Sarah Gadon: I really just think that’s how I am when I get high. And I think that Michelle is high a lot of the time. So that was the inspiration for that, I was like, “This woman is smoking a lot of weed all the time.” So there has to be that inside of her all the time.

Got it! And what about working with the two younger actresses? I assume it’s always a very different experience from working with more adult and veteran type performers.

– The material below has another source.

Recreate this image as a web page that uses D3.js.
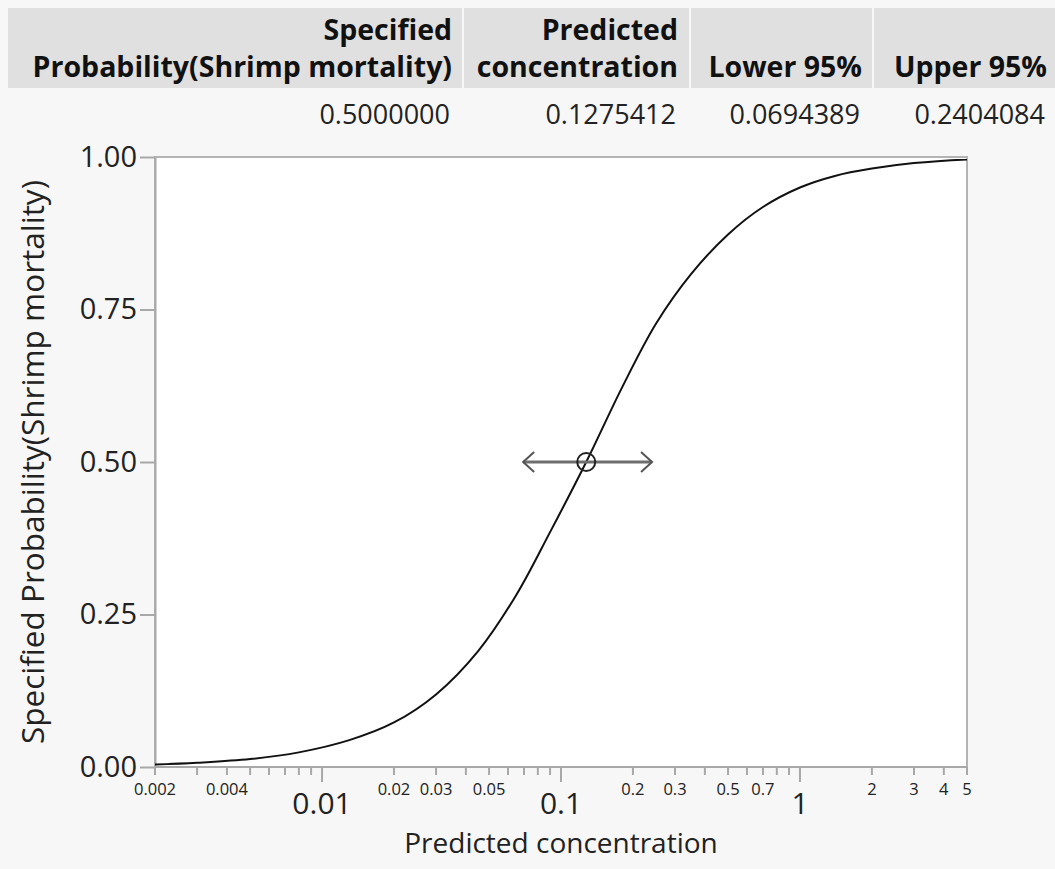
<!DOCTYPE html>
<html>
<head>
<meta charset="utf-8">
<script src="https://cdn.jsdelivr.net/npm/d3@7"></script>
<style>
	body { margin: 0; background: #f7f7f7; }
	svg { display: block; font-family: "Open Sans", "Noto Sans", sans-serif; }
</style>
</head>
<body>
<svg id="chart" width="1055" height="869"></svg>
<script>
// table
var colHeads = [["Specified", "Probability(Shrimp mortality)"], ["Predicted", "concentration"], ["", "Lower 95%"], ["", "Upper 95%"]];
var rowValues = ["0.5000000", "0.1275412", "0.0694389", "0.2404084"];

// fitted curve
var concentration = [0.002, 0.003, 0.005, 0.008, 0.013, 0.02, 0.03, 0.045, 0.065, 0.09, 0.1275, 0.18, 0.25, 0.35, 0.5, 0.7, 1.0, 1.4, 2.0, 3.0, 5];
var probability = [0.004, 0.007, 0.013, 0.024, 0.044, 0.073, 0.119, 0.190, 0.282, 0.385, 0.5, 0.622, 0.727, 0.808, 0.873, 0.918, 0.950, 0.969, 0.981, 0.990, 0.996];

// inverse prediction
var specProb = 0.5;
var predConc = 0.1275412, lower95 = 0.0694389, upper95 = 0.2404084;

// axes
var yTicks = [0, 0.25, 0.5, 0.75, 1];
var xMajor = [0.01, 0.1, 1];
var xLabeled = [0.002, 0.004, 0.02, 0.03, 0.05, 0.2, 0.3, 0.5, 0.7, 2, 3, 4, 5];

var svg = d3.select("#chart");

// header block
var colRight = [452, 678, 862, 1047];
var colSep = [463, 690, 873];
svg.append("rect").attr("x", 8).attr("y", 8).attr("width", 1047).attr("height", 80).attr("fill", "#e0e0e0");
svg.selectAll(".sep").data(colSep).enter().append("line")
	.attr("x1", function(d) { return d; }).attr("x2", function(d) { return d; })
	.attr("y1", 8).attr("y2", 88).attr("stroke", "#f7f7f7").attr("stroke-width", 2);

colHeads.forEach(function(h, i) {
	h.forEach(function(t, j) {
		svg.append("text").attr("x", colRight[i]).attr("y", 40 + j * 37)
			.attr("text-anchor", "end").attr("font-weight", "bold").attr("font-size", 28.5)
			.attr("fill", "#111").text(t);
	});
});
svg.selectAll(".val").data(rowValues).enter().append("text")
	.attr("x", function(d, i) { return colRight[i] - 2; }).attr("y", 124)
	.attr("text-anchor", "end").attr("font-size", 27).attr("fill", "#222")
	.text(function(d) { return d; });

// plot
var pLeft = 155, pRight = 967, pTop = 157, pBottom = 767;
var x = d3.scaleLog().domain([0.002, 5]).range([pLeft, pRight]);
var y = d3.scaleLinear().domain([0, 1]).range([pBottom, pTop]);

svg.append("rect").attr("x", pLeft).attr("y", pTop).attr("width", pRight - pLeft).attr("height", pBottom - pTop)
	.attr("fill", "#fff").attr("stroke", "#b4b4b4").attr("stroke-width", 2);

// y axis
var yAxis = svg.append("g").attr("transform", "translate(" + pLeft + ",0)")
	.call(d3.axisLeft(y).tickValues(yTicks).tickFormat(d3.format(".2f")).tickSize(15).tickSizeOuter(0).tickPadding(3));
yAxis.select(".domain").attr("stroke", "#a8a8a8").attr("stroke-width", 2);
yAxis.selectAll(".tick line").attr("stroke", "#a8a8a8").attr("stroke-width", 2);
yAxis.selectAll(".tick text").attr("font-size", 29).attr("fill", "#222").attr("font-family", "Open Sans, sans-serif");

// x axis
var xg = svg.append("g").attr("transform", "translate(0," + pBottom + ")");
xg.append("line").attr("x1", pLeft).attr("x2", pRight).attr("stroke", "#a8a8a8").attr("stroke-width", 2);
var allTicks = x.ticks();
xg.selectAll(".xt").data(allTicks).enter().append("line")
	.attr("x1", function(d) { return x(d); }).attr("x2", function(d) { return x(d); })
	.attr("y1", 0)
	.attr("y2", function(d) { return xMajor.indexOf(d) >= 0 ? 15 : 8; })
	.attr("stroke", "#a8a8a8").attr("stroke-width", 2);
xg.selectAll(".xl").data(xLabeled).enter().append("text")
	.attr("x", function(d) { return x(d); }).attr("y", 28)
	.attr("text-anchor", "middle").attr("font-size", 16.5).attr("fill", "#222")
	.text(function(d) { return String(d); });
xg.selectAll(".xm").data(xMajor).enter().append("text")
	.attr("x", function(d) { return x(d); }).attr("y", 47)
	.attr("text-anchor", "middle").attr("font-size", 30).attr("fill", "#222")
	.text(function(d) { return String(d); });

// titles
svg.append("text").attr("x", 561).attr("y", 853).attr("text-anchor", "middle")
	.attr("font-size", 28).attr("fill", "#222").text("Predicted concentration");
svg.append("text").attr("transform", "translate(44,462) rotate(-90)").attr("text-anchor", "middle")
	.attr("font-size", 31.5).attr("fill", "#222").text("Specified Probability(Shrimp mortality)");

// curve
var pts = concentration.map(function(c, i) { return [c, probability[i]]; });
var line = d3.line().x(function(d) { return x(d[0]); }).y(function(d) { return y(d[1]); }).curve(d3.curveCatmullRom.alpha(0.5));
svg.append("path").datum(pts).attr("d", line).attr("fill", "none").attr("stroke", "#111").attr("stroke-width", 2);

// confidence interval with arrows
var cy = y(specProb);
svg.append("line").attr("x1", x(lower95)).attr("x2", x(upper95)).attr("y1", cy).attr("y2", cy)
	.attr("stroke", "#6e6e6e").attr("stroke-width", 3);
[[lower95, 1], [upper95, -1]].forEach(function(a) {
	var ax = x(a[0]);
	svg.append("path")
		.attr("d", "M" + (ax + a[1] * 11) + "," + (cy - 10) + "L" + ax + "," + cy + "L" + (ax + a[1] * 11) + "," + (cy + 10))
		.attr("fill", "none").attr("stroke", "#555").attr("stroke-width", 2);
});
svg.append("circle").attr("cx", x(predConc)).attr("cy", cy).attr("r", 9)
	.attr("fill", "none").attr("stroke", "#222").attr("stroke-width", 2);
</script>
</body>
</html>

Sarah Gadon: Well, I asked Carly if I could spend as much time as I could with Amanda and River (Price-Maenpaa) before we went to camera. And because River is a child and with the union rules and laws that we have about shooting with child performers, you only really get to work with them a few hours every day on set. So I knew that it was really, really important to have a relationship with her before we got to camera so that she would feel comfortable with me and safe with me. And we would be able to have a shorthand, because you move so fast on set. And I also got to know her family because River‘s whole family was with her when she shot the movie. So I got to meet her parents and her brother and spend time with them. And I know how important that is because I was a child actor myself. And as much as there is the child performer, their family is just as much a part of the filmmaking as the child is in many ways. Because they’re on set every day, they’re supervising, they’re helping that child prepare for the role. So it was just as important to me to have a relationship with River‘s entire family as it was to have a relationship with her.

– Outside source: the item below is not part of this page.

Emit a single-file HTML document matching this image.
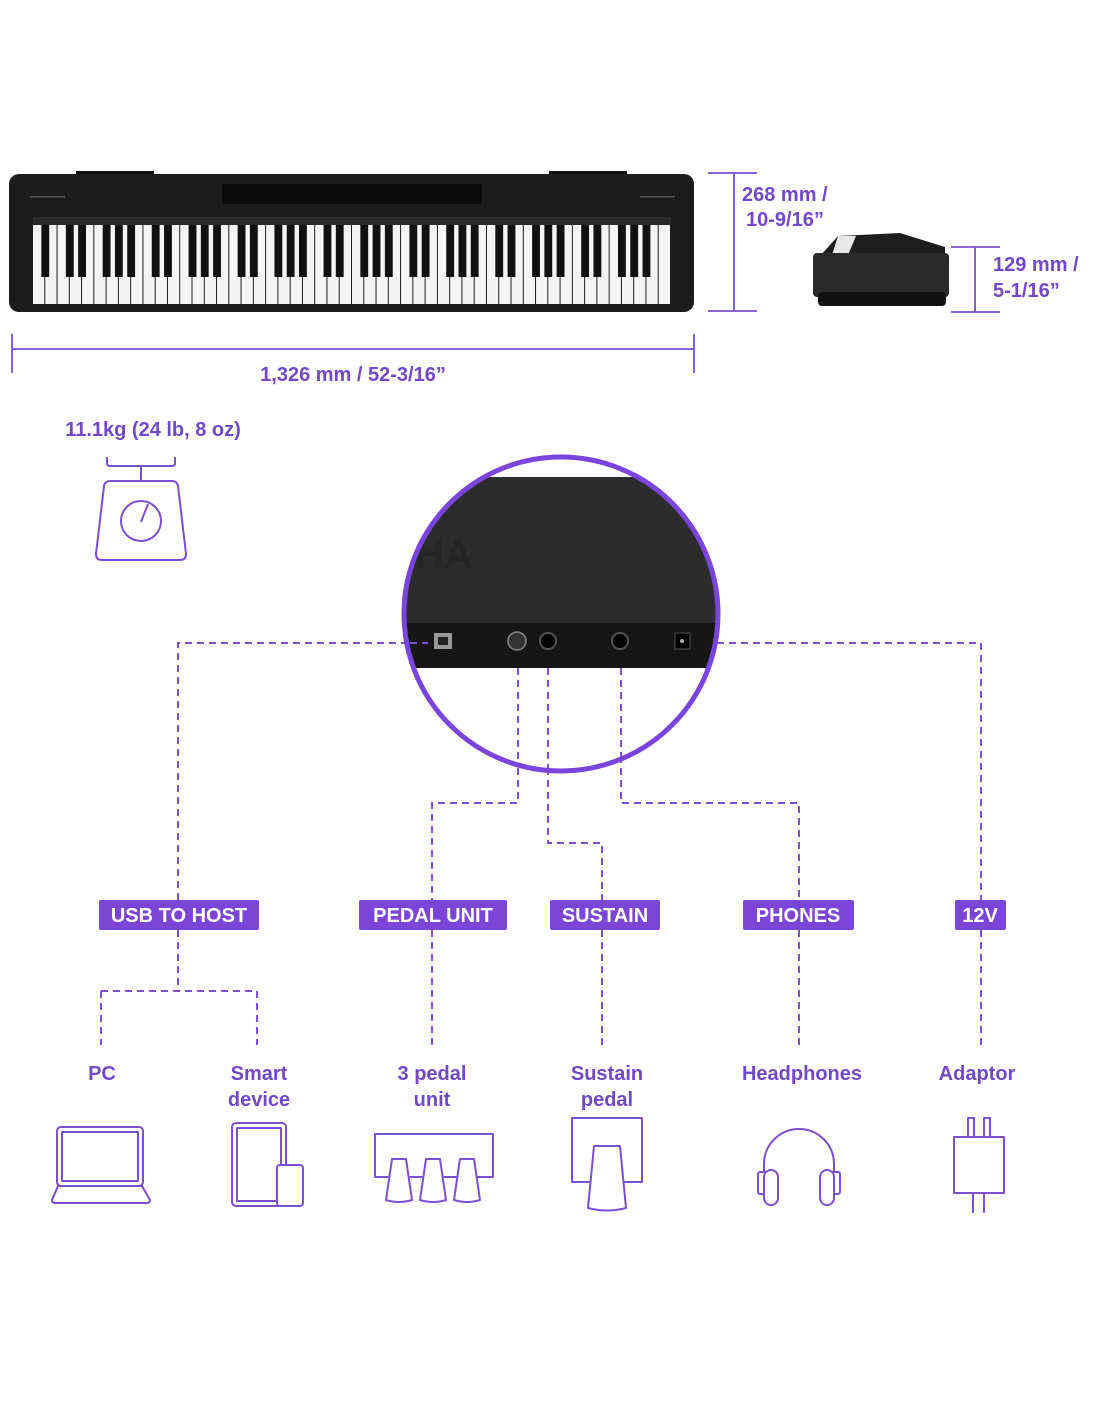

And in many ways it was the same with Amanda, because she’s only 21, and I think she was 20 when we shot the film. It was one of her first jobs and I wanted to be able for her to really feel like we had a relationship and a connection and got to know each other and spend time together so that she would also feel really safe and connected with me. And so Carly was really amazing because she gave us as much time and space to do that as she could, before we started shooting in the rehearsal process. And then when it came to shooting, Amanda and I spent periods of the film living together and we really just fully bonded, which I think was really helpful.

I want to end off by talking about your transition to directing, as I know it was just announced that you’ll be adapting Heather O’Neil’s Lullabies for Little Criminals (congratulations!). I assume you’ve probably been thinking about directing for a while now, so on your last few projects, including this one, did that change your approach or process as a performer?

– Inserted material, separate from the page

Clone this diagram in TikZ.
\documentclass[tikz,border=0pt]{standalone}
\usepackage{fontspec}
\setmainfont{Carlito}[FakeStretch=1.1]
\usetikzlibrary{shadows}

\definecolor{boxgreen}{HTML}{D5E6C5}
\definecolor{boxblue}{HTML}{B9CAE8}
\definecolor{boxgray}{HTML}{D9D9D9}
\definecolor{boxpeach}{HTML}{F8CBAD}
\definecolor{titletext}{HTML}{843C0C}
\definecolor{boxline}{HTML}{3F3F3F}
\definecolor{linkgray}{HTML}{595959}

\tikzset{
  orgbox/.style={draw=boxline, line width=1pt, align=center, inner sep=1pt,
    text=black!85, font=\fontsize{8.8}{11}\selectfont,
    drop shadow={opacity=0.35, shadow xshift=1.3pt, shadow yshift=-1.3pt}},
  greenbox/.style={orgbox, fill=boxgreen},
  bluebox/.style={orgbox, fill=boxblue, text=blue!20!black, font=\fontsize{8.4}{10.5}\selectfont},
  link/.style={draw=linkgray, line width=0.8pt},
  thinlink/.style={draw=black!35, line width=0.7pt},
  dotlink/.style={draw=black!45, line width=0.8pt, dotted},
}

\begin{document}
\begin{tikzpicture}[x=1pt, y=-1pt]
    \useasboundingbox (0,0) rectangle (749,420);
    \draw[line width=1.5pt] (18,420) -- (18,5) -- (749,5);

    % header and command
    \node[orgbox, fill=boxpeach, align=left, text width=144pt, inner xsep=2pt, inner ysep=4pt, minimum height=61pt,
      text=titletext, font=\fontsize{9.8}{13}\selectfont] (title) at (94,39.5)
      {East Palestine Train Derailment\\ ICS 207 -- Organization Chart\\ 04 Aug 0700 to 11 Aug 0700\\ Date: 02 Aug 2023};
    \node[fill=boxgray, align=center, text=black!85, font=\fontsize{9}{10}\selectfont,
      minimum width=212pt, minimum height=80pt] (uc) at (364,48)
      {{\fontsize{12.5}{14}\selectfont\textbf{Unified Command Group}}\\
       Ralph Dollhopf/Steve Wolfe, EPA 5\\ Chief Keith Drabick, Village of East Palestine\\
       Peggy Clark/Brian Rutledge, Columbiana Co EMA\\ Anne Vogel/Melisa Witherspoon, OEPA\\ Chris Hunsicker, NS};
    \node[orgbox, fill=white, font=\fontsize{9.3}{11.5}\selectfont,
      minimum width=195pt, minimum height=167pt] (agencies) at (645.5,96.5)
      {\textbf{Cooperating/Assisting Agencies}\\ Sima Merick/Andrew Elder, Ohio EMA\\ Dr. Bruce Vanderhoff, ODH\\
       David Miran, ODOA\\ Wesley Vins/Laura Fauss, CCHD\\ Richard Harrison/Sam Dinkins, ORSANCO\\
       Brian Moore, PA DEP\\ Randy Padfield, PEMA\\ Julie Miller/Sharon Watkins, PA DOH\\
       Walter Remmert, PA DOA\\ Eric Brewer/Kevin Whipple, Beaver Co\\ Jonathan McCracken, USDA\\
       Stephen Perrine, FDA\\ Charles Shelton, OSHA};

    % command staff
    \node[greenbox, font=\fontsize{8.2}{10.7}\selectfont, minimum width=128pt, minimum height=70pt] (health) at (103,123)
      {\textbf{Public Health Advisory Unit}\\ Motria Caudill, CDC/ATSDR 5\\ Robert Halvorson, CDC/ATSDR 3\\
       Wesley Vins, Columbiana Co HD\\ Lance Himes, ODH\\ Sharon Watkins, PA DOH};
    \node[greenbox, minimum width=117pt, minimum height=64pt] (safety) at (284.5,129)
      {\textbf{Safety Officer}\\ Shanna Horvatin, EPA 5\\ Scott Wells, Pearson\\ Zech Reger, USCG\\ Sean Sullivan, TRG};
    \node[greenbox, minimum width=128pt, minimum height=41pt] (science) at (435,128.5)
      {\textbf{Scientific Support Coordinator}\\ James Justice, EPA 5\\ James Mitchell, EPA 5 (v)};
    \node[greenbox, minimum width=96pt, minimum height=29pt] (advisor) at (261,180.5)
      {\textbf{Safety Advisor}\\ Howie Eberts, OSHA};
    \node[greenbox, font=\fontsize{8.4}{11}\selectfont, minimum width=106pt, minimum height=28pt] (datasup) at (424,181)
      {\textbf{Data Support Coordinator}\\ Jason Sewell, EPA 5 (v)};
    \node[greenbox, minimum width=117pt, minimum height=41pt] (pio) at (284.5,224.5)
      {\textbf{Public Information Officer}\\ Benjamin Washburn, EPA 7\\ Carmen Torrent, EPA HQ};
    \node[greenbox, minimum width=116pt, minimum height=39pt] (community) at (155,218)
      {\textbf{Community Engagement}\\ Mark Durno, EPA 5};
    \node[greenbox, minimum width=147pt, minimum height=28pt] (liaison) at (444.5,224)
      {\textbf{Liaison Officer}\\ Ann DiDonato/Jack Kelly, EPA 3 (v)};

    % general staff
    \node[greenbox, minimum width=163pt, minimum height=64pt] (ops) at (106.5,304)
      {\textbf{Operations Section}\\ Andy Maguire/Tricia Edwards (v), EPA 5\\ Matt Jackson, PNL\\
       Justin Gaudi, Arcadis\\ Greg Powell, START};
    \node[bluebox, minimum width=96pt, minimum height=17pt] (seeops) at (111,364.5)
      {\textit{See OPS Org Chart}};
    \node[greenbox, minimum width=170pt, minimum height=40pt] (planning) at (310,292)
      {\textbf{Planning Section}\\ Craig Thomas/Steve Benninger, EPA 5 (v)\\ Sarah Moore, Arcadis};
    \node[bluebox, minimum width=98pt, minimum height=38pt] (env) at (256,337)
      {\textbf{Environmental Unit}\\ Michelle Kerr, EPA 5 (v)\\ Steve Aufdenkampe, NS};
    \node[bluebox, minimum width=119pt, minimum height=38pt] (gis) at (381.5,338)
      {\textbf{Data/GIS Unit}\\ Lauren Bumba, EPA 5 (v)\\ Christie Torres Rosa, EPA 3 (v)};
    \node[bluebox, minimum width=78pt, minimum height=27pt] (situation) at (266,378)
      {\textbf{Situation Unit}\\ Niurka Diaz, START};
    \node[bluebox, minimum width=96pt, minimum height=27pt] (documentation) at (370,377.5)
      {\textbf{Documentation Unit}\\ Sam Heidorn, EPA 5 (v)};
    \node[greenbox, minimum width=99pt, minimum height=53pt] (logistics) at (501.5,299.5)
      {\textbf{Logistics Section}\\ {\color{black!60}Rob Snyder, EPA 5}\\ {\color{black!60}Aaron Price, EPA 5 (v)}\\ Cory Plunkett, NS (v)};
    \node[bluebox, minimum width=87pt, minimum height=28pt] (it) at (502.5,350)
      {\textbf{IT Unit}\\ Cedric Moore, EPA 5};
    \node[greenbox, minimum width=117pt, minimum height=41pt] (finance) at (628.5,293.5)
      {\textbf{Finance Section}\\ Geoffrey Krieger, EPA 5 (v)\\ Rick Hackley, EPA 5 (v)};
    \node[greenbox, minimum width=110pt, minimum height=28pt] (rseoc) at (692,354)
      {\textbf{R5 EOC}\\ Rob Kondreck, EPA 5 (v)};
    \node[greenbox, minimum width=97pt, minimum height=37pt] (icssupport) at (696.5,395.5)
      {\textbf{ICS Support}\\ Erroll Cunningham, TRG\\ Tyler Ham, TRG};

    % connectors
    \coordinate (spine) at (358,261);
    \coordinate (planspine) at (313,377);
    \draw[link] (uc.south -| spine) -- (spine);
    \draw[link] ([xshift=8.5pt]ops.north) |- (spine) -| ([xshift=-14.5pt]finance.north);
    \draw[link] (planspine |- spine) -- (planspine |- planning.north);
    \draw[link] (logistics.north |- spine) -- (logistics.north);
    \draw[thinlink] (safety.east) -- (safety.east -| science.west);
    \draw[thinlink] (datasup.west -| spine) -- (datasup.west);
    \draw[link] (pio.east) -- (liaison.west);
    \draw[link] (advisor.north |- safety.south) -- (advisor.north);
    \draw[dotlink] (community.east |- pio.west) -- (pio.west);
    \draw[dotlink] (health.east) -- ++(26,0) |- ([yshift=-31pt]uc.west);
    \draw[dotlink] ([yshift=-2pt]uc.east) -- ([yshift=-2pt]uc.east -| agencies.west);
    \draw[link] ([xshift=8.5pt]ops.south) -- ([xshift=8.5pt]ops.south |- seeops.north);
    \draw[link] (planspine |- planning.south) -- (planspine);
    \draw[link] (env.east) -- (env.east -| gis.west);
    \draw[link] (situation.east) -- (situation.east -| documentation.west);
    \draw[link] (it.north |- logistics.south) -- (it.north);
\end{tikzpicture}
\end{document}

Sarah Gadon: I think every time I make a film, it’s a completely different experience. I’ve always been very curious about all aspects of filmmaking and I’ve always been really close with the directors that I work with. So I’m not necessarily looking at it being like, “Oh, would I do that?”, but it’s really just watching and learning. And I think I’ve always been doing that. Not necessarily with an eye on directing, but just because as an actor it’s just so important to be observant, and be aware, and be as much as part of the entire film as you are just as a part of the scene.

Film Inquiry would like to thank Sara Gadon for taking the time to speak with us!